Two books on sex, originating from the same source:
1. Entsiklopediya intimnoi zhizni [i.e. The Encyclopedia of Intimate Life]. [N.p., 1970s]. 44 leaves. 30x22 cm. Typescript. In owner’s plastic folder. Soiling and deformations of the folder, clean text block.
The Soviet underground translation of an American book from the 1960s. On the title page it’s stated ‘Detgiz’ (main Soviet publishing house for children’s books) in the place where the publisher should be, which is probably an irony by the creators of this samizdat copy. The text is in the form of a dialog between sexologist and married couple. Translation is very interesting linguistically as the Russian language at the time was not very prepared for this topic and sometimes the translator had to look for phrases and expressions that didn’t exist yet. Also unusual is the fact that homosexuality is mentioned but not as a separate topic, but while discussing other matters. The homosexual relationships are mentioned in the neutral contexts, while in USSR at the time the special article of the criminal code was dedicated to ‘Sodomy’ and the homosexuality was often viewed as a mental abnormality.
2. [Kama Sutra]. [1980s]. 92 black and white photos in album. 18,5x14 cm. Handmade album, originally a large quarto notebook, cut to the size of the photos.
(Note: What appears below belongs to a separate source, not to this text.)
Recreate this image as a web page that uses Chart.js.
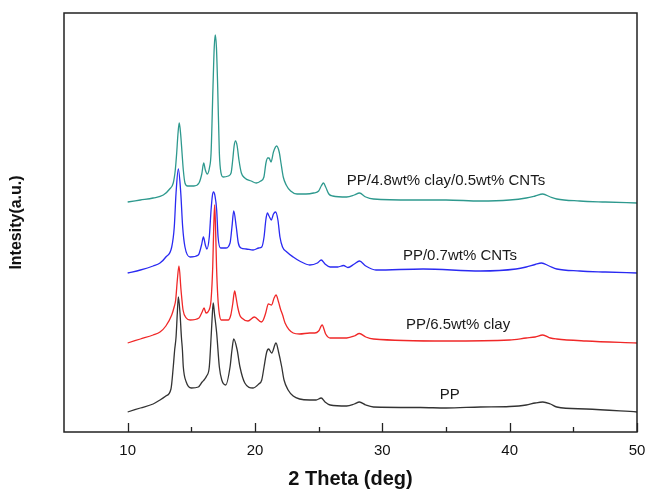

The leaves glued together, using the cardboard strips between them for solidity. This improvised binding’s rear cover is folded
as a bookmark.
Album without a title. Few photos are montaged during film development to show the positions of the bodies in motion. First photograph is also montaged showing erogenous zones. Occasional handwritten notes naming the positions and describing the emotions of male and female, e.g.: ‘‘Male perceives female in general which works to female’s favour, because in the moment of sexual arousal she becomes very attractive, so male after this won’t ‘stare’ at other females’’; ‘‘classic European position aloud by Queen Victoria, male is trying to stimulate female’s clitoris with his penis’’. It’s our understanding that the album and the book could have been used together.